Structured Memory for Neural Turing Machines
Wei Zhang, Yang Yu, Bowen Zhou
TL;DR
The paper investigates how memory organization in Neural Turing Machines affects convergence and overfitting. It proposes three structured-memory architectures (NTM1-NTM3) with hidden memory and hierarchical writing to stabilize memories; experiments on copy and associative recall tasks show NTM1/NTM2 improve convergence speed and reduce outliers relative to baseline NTM, while NTM3 is less stable. Overall, memory structuring can stabilize NTMs and improve learning of long-range sequence tasks. This work demonstrates a viable path to enhance NTMs by rethinking memory layout rather than merely increasing memory capacity.
Abstract
Neural Turing Machines (NTM) contain memory component that simulates "working memory" in the brain to store and retrieve information to ease simple algorithms learning.
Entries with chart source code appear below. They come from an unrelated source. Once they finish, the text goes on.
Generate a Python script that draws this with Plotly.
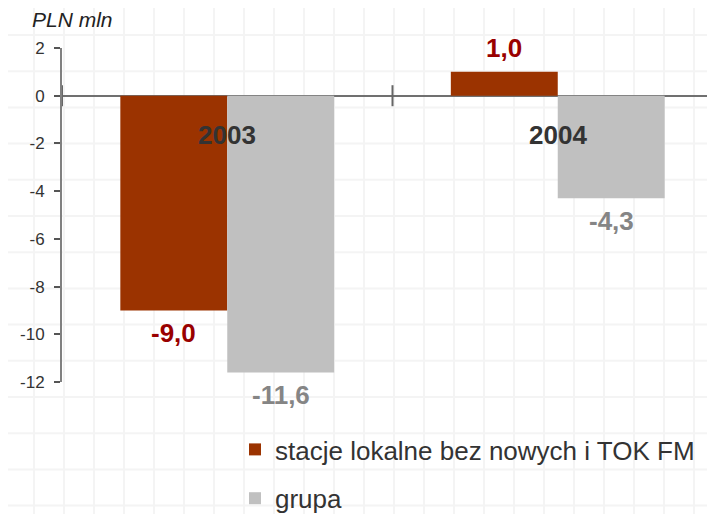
import plotly.graph_objects as go

# ---- data ----
years = ["2003", "2004"]
x_pos = [0, 1]
local_vals = [-9.0, 1.0]
group_vals = [-11.6, -4.3]
local_labels = ["-9,0", "1,0"]
group_labels = ["-11,6", "-4,3"]
series_names = ["stacje lokalne bez nowych i TOK FM", "grupa"]
y_ticks = [-12, -10, -8, -6, -4, -2, 0, 2]

RED = "#9B3300"
GREY = "#C0C0C0"
FONT = "Liberation Sans, Arial, sans-serif"
BARGAP = 0.353
OFF = 8  # page body offset of the figure
W, H = 715, 514
ML, MR, MT, MB = 54, 0, 40, 140
PW, PH = W - ML - MR, H - MT - MB


def px_to_paper_x(px):
    return (px - OFF - ML) / PW


def px_to_paper_y(py):
    return (H - MB - (py - OFF)) / PH


fig = go.Figure()
fig.add_trace(go.Bar(x=x_pos, y=local_vals, name=series_names[0], marker_color=RED,
                     marker_line_width=0, legendgroup="a"))
fig.add_trace(go.Bar(x=x_pos, y=group_vals, name=series_names[1], marker_color=GREY,
                     marker_line_width=0, legendgroup="b"))

# category boundary ticks on the zero line
fig.add_trace(go.Scatter(x=[x - 0.5 for x in x_pos], y=[0] * len(x_pos), mode="markers",
                         marker=dict(symbol="line-ns", size=15, line=dict(width=2, color="#666666")),
                         showlegend=False, hoverinfo="skip", cliponaxis=False))

bw = (1 - BARGAP) / 2
annotations = []
for xp, yr in zip(x_pos, years):
    annotations.append(dict(x=xp, y=0, text="<b>%s</b>" % yr, showarrow=False, yanchor="top", yshift=-22,
                            font=dict(family=FONT, size=26, color="#333333")))
for xp, v, t in zip(x_pos, local_vals, local_labels):
    annotations.append(dict(x=xp - bw / 2, y=v, text="<b>%s</b>" % t, showarrow=False,
                            yanchor="top" if v < 0 else "bottom", yshift=-6 if v < 0 else 7,
                            font=dict(family=FONT, size=26, color="#990000")))
for xp, v, t in zip(x_pos, group_vals, group_labels):
    annotations.append(dict(x=xp + bw / 2, y=v, text="<b>%s</b>" % t, showarrow=False,
                            yanchor="top" if v < 0 else "bottom", yshift=-6 if v < 0 else 7,
                            font=dict(family=FONT, size=26, color="#858585")))
annotations.append(dict(xref="paper", yref="paper", x=px_to_paper_x(30), y=px_to_paper_y(19),
                        text="<i>PLN mln</i>", showarrow=False, xanchor="left", yanchor="middle",
                        font=dict(family=FONT, size=21, color="#222222")))

# faint graph-paper background
shapes = []
for k in range(25):
    px = 4 + 30 * k
    shapes.append(dict(type="line", xref="paper", yref="paper", layer="below",
                       x0=px_to_paper_x(px), x1=px_to_paper_x(px),
                       y0=px_to_paper_y(530), y1=px_to_paper_y(0),
                       line=dict(color="#F4F4F4", width=2)))
for k in range(15):
    py = 35 + 36.2 * k
    shapes.append(dict(type="line", xref="paper", yref="paper", layer="below",
                       x0=px_to_paper_x(0), x1=px_to_paper_x(730),
                       y0=px_to_paper_y(py), y1=px_to_paper_y(py),
                       line=dict(color="#F4F4F4", width=2)))

fig.update_layout(
    width=W, height=H,
    margin=dict(l=ML, r=MR, t=MT, b=MB, pad=0, autoexpand=False),
    paper_bgcolor="white", plot_bgcolor="rgba(0,0,0,0)",
    barmode="group", bargap=BARGAP, bargroupgap=0,
    font=dict(family=FONT, color="#333333"),
    xaxis=dict(range=[-0.5, 1.5], showticklabels=False, showgrid=False,
               zeroline=False, showline=False, ticks="", fixedrange=True),
    yaxis=dict(range=[-12, 2], tickvals=y_ticks, ticktext=[str(t) for t in y_ticks],
               showgrid=False, zeroline=True, zerolinecolor="#707070", zerolinewidth=2,
               showline=True, linecolor="#808080", linewidth=2,
               ticks="outside", ticklen=6, tickwidth=2, tickcolor="#555555",
               tickfont=dict(family=FONT, size=17, color="#333333"), ticklabelstandoff=6),
    legend=dict(xref="paper", yref="paper", x=px_to_paper_x(235), y=px_to_paper_y(426),
                xanchor="left", yanchor="top", bgcolor="rgba(0,0,0,0)",
                font=dict(family=FONT, size=26, color="#333333"),
                tracegroupgap=12, itemwidth=30),
    annotations=annotations,
    shapes=shapes,
    showlegend=True,
)

fig.write_html("out.html")
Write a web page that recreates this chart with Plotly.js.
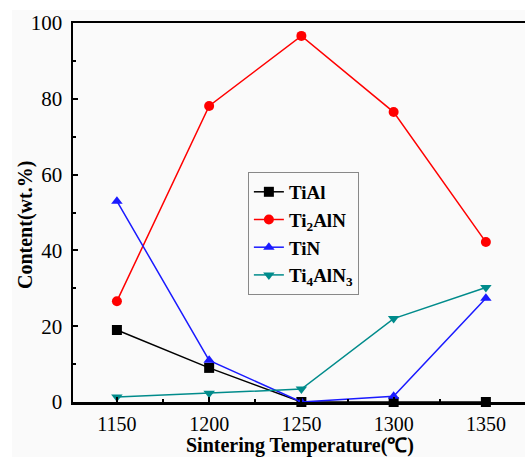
<!DOCTYPE html>
<html><head><meta charset="utf-8">
<script src="https://cdn.plot.ly/plotly-3.0.1.min.js"></script>
<style>html,body{margin:0;padding:0;overflow:hidden;background:#fff;}#c{width:542px;height:457px;}</style>
</head><body><div id="c"></div>
<script>
const temps = [1150, 1200, 1250, 1300, 1350];
const tiAl = [19, 9, 0, 0, 0];
const ti2AlN = [26.6, 78.1, 96.6, 76.5, 42.2];
const tiN = [53, 11, 0, 1.5, 27.4];
const ti4AlN3 = [1.3, 2.3, 3.4, 22, 30.2];
const names = ['TiAl', 'Ti<sub>2</sub>AlN', 'TiN', 'Ti<sub>4</sub>AlN<sub>3</sub>'];
const xTicks = [1150, 1200, 1250, 1300, 1350];
const yTicks = [0, 20, 40, 60, 80, 100];
const xTitle = 'Sintering Temperature(℃)';
const yTitle = 'Content(wt.%)';

const font = '"Liberation Serif", "Times New Roman", serif';
function tr(y, name, color, symbol) {
  return {x: temps, y: y, name: name, type: 'scatter', mode: 'lines+markers', cliponaxis: false,
    line: {color: color, width: 1.5}, marker: {color: color, symbol: symbol, size: 10}};
}
const data = [
  tr(tiAl, names[0], '#000000', 'square'),
  tr(ti2AlN, names[1], '#ff0000', 'circle'),
  tr(tiN, names[2], '#1a1aff', 'triangle-up'),
  tr(ti4AlN3, names[3], '#008b8b', 'triangle-down')
];
const layout = {
  width: 542, height: 457,
  margin: {l: 73, r: 10, t: 23, b: 55},
  paper_bgcolor: '#ffffff', plot_bgcolor: '#fafafa',
  font: {family: font, color: '#000', size: 20},
  showlegend: true,
  legend: {x: 0.381, y: 0.607, xanchor: 'left', yanchor: 'top', bgcolor: '#fafafa',
    bordercolor: '#888', borderwidth: 1, font: {family: font, size: 19, weight: 'bold'},
    tracegroupgap: 0},
  xaxis: {range: [1126.2, 1375], tickvals: xTicks, ticktext: xTicks.map(String),
    ticks: 'inside', ticklen: 5, tickwidth: 2, tickcolor: '#000', ticklabelstandoff: 2,
    minor: {dtick: 25, ticks: 'inside', ticklen: 3, tickwidth: 2, tickcolor: '#000'},
    showline: true, linewidth: 2.5, linecolor: '#000', mirror: true, showgrid: false, zeroline: false,
    tickfont: {family: font, size: 20}},
  yaxis: {range: [0, 100], tickvals: yTicks, ticktext: yTicks.map(String),
    ticks: 'inside', ticklen: 5, tickwidth: 2, tickcolor: '#000', ticklabelstandoff: 4,
    minor: {dtick: 10, ticks: 'inside', ticklen: 3, tickwidth: 2, tickcolor: '#000'},
    showline: true, linewidth: 2.5, linecolor: '#000', mirror: true, showgrid: false, zeroline: false,
    tickfont: {family: font, size: 21}},
  annotations: [
    {text: yTitle, textangle: -90, xref: 'paper', yref: 'paper',
     x: (25 - 73) / 459, y: (402 - 225) / 379, xanchor: 'center', yanchor: 'middle',
     showarrow: false, font: {family: font, size: 20, weight: 'bold'}},
    {text: xTitle, xref: 'paper', yref: 'paper',
     x: (300 - 73) / 459, y: (402 - 445) / 379, xanchor: 'center', yanchor: 'middle',
     showarrow: false, font: {family: font, size: 20, weight: 'bold'}}
  ],
  shapes: [{type: 'rect', xref: 'paper', yref: 'paper', layer: 'below',
    x0: (12 - 73) / 459, x1: 1.1, y0: -0.2, y1: (402 - 10) / 379,
    fillcolor: '#fafafa', line: {width: 0}}]
};
Plotly.newPlot('c', data, layout, {displayModeBar: false, staticPlot: true});
</script></body></html>
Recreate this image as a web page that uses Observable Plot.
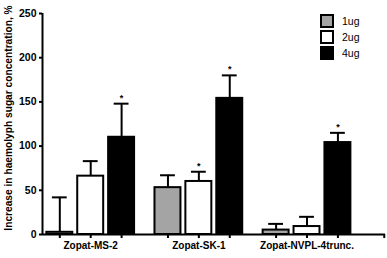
<!DOCTYPE html>
<html>
<head>
<meta charset="utf-8">
<script src="https://cdn.jsdelivr.net/npm/d3@7"></script>
<script src="https://cdn.jsdelivr.net/npm/@observablehq/plot@0.6"></script>
<style>
  body { margin: 0; background: white; font-family: "Liberation Sans", Arial, sans-serif; }
  #wrap { position: relative; width: 387px; height: 258px; }
  #legend { position: absolute; left: 320px; top: 13px; font-size: 10.5px; }
  .item { display: flex; align-items: center; height: 16px; }
  .sw { width: 10px; height: 10px; border: 2px solid black; margin-right: 8px; box-sizing: content-box; }
</style>
</head>
<body>
<div id="wrap"><div id="legend"></div></div>
<script>
const groups = ["Zopat-MS-2", "Zopat-SK-1", "Zopat-NVPL-4trunc."];
const doses = ["1ug", "2ug", "4ug"];
const doseColors = ["#a4a4a4", "white", "black"];
const means = [[2.5, 66, 110], [53, 60, 154], [5, 9, 104]];
const errorTops = [[42, 83, 148], [67, 71, 180], [12, 20, 115]];
const significant = [[false, false, true], [false, true, true], [false, false, true]];
const yTicks = [0, 50, 100, 150, 200, 250];
const yTitle = "Increase in haemolyph sugar concentration, %";

const groupStep = 3.5;
const data = [];
groups.forEach((g, gi) => doses.forEach((d, di) => {
  data.push({group: g, dose: d, pos: gi * groupStep + di, mean: means[gi][di], top: errorTops[gi][di], sig: significant[gi][di]});
}));
const groupCenters = groups.map((g, gi) => gi * groupStep + 1);
const tickPositions = data.map(d => d.pos).concat([groups.length * groupStep]);
const xDomain = [-0.56, 10.54];
const half = 0.42, capHalf = 0.24;

const font = "Liberation Sans, Arial, sans-serif";
const chart = Plot.plot({
  width: 387,
  height: 258,
  marginLeft: 42,
  marginRight: 2,
  marginTop: 13,
  marginBottom: 24,
  style: {fontFamily: font, background: "white"},
  x: {type: "linear", domain: xDomain},
  y: {domain: [0, 250]},
  color: {domain: doses, range: doseColors},
  marks: [
    Plot.ruleX(data, {x: "pos", y1: "mean", y2: "top", stroke: "black", strokeWidth: 2}),
    Plot.ruleY(data, {y: "top", x1: d => d.pos - capHalf, x2: d => d.pos + capHalf, stroke: "black", strokeWidth: 2}),
    Plot.rectY(data, {x1: d => d.pos - half, x2: d => d.pos + half, y1: 0, y2: "mean", fill: "dose", stroke: "black", strokeWidth: 2}),
    Plot.text(data.filter(d => d.sig), {x: "pos", y: "top", text: () => "*", dy: -6, fontSize: 9, fontWeight: "bold"}),
    Plot.ruleY([0], {stroke: "black", strokeWidth: 2}),
    Plot.ruleX([xDomain[0]], {y1: 0, y2: 250, stroke: "black", strokeWidth: 2}),
    Plot.axisY({ticks: yTicks, tickSize: 3, tickPadding: 3, strokeWidth: 2, fontSize: 10.5, fontWeight: "bold", label: null}),
    Plot.axisX({ticks: tickPositions, tickFormat: () => "", tickSize: 4, strokeWidth: 2, label: null}),
    Plot.axisX({ticks: groupCenters, tickFormat: (d, i) => groups[i], tickSize: 0, tickPadding: 7, fontSize: 10, fontWeight: "bold", label: null}),
    Plot.text([yTitle], {frameAnchor: "left", rotate: -90, textAnchor: "middle", dx: -34, dy: -6, fontSize: 10.2, fontWeight: "bold"})
  ]
});
document.getElementById("wrap").prepend(chart);

const legend = document.getElementById("legend");
doses.forEach((d, i) => {
  const item = document.createElement("div");
  item.className = "item";
  const sw = document.createElement("div");
  sw.className = "sw";
  sw.style.background = doseColors[i];
  const lab = document.createElement("span");
  lab.textContent = d;
  item.append(sw, lab);
  legend.append(item);
});
</script>
</body>
</html>
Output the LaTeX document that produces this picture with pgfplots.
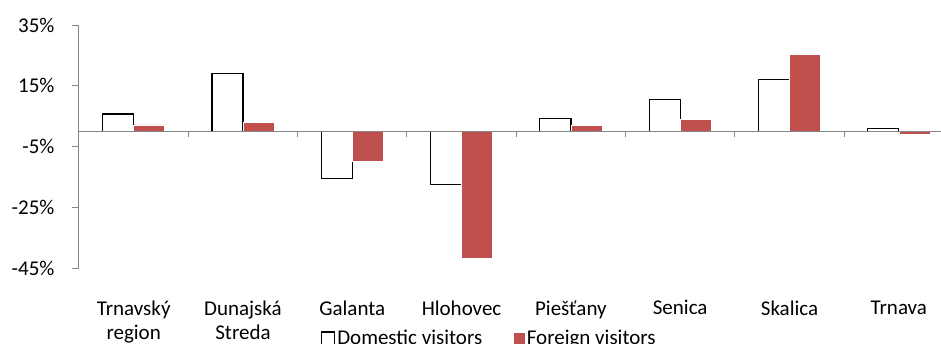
\documentclass[border=0pt]{standalone}
\usepackage{pgfplots}
\pgfplotsset{compat=1.18}
\usepackage{fontspec}
\setmainfont{Carlito}
\definecolor{fred}{HTML}{C0504D}
\definecolor{axgray}{HTML}{868686}
\newcommand{\lf}{\fontsize{21}{24}\selectfont}
\begin{document}
\begin{tikzpicture}[x=1pt,y=1pt]
\path[use as bounding box] (0,0) rectangle (941,343);
\begin{axis}[
  at={(79pt,75pt)}, anchor=south west,
  scale only axis, width=862pt, height=243pt,
  xmin=-0.5, xmax=7.386,
  ymin=-45, ymax=35,
  ytick={-45,-25,-5,15,35},
  yticklabels={-45\%,-25\%,-5\%,15\%,35\%},
  axis y line*=left,
  axis x line*=bottom,
  x axis line style={draw=none},
  y axis line style={axgray, line width=1pt},
  ytick style={axgray, line width=1pt},
  tick align=outside, major tick length=7pt,
  yticklabel style={font=\lf, xshift=-14pt},
  xtick={0,...,7},
  xticklabels={{Trnavský\\region},{Dunajská\\Streda},Galanta,Hlohovec,Piešťany,Senica,Skalica,Trnava},
  xticklabel style={font=\lf, align=center, yshift=-22pt},
  x tick style={draw=none},
  clip=false,
  legend columns=2,
  legend style={at={(0.476,-0.29)}, anchor=center, draw=none, fill=none, font=\lf,
    /tikz/every even column/.append style={column sep=30pt}},
]
\addplot[ybar, bar width=0.284, bar shift=-0.142, fill=white, draw=black, line width=1.3pt,
  legend image code/.code={\draw[black, line width=1.3pt, fill=white] (-3pt,-6.5pt) rectangle (10pt,6.5pt);}]
  coordinates {(0,5.7) (1,19.0) (2,-15.5) (3,-17.4) (4,4.3) (5,10.4) (6,17.0) (7,1.0)};
\addlegendentry{Domestic visitors}
\addplot[ybar, bar width=0.284, bar shift=0.142, fill=fred, draw=white, line width=0.6pt,
  legend image code/.code={\fill[fred] (0pt,-5pt) rectangle (10pt,5pt);}]
  coordinates {(0,2.1) (1,2.9) (2,-9.9) (3,-41.7) (4,2.0) (5,4.0) (6,25.3) (7,-1.1)};
\addlegendentry{Foreign visitors}
\draw[axgray, line width=1pt] (axis cs:-0.5,0) -- (axis cs:7.386,0);
\pgfplotsinvokeforeach{0.5,1.5,...,6.5}{\draw[axgray, line width=1pt] (axis cs:#1,0) -- ([yshift=-6pt]axis cs:#1,0);}
\end{axis}
\end{tikzpicture}
\end{document}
So far, only linearly organized memory is proposed, and during experiments, we observed that the model does not always converge, and overfits easily when handling certain tasks. We think memory component is key to some faulty behaviors of NTM, and better organization of memory component could help fight those problems. In this paper, we propose several different structures of memory for NTM, and we proved in experiments that two of our proposed structured-memory NTMs could lead to better convergence, in term of speed and prediction accuracy on copy task and associative recall task as in (Graves et al. 2014).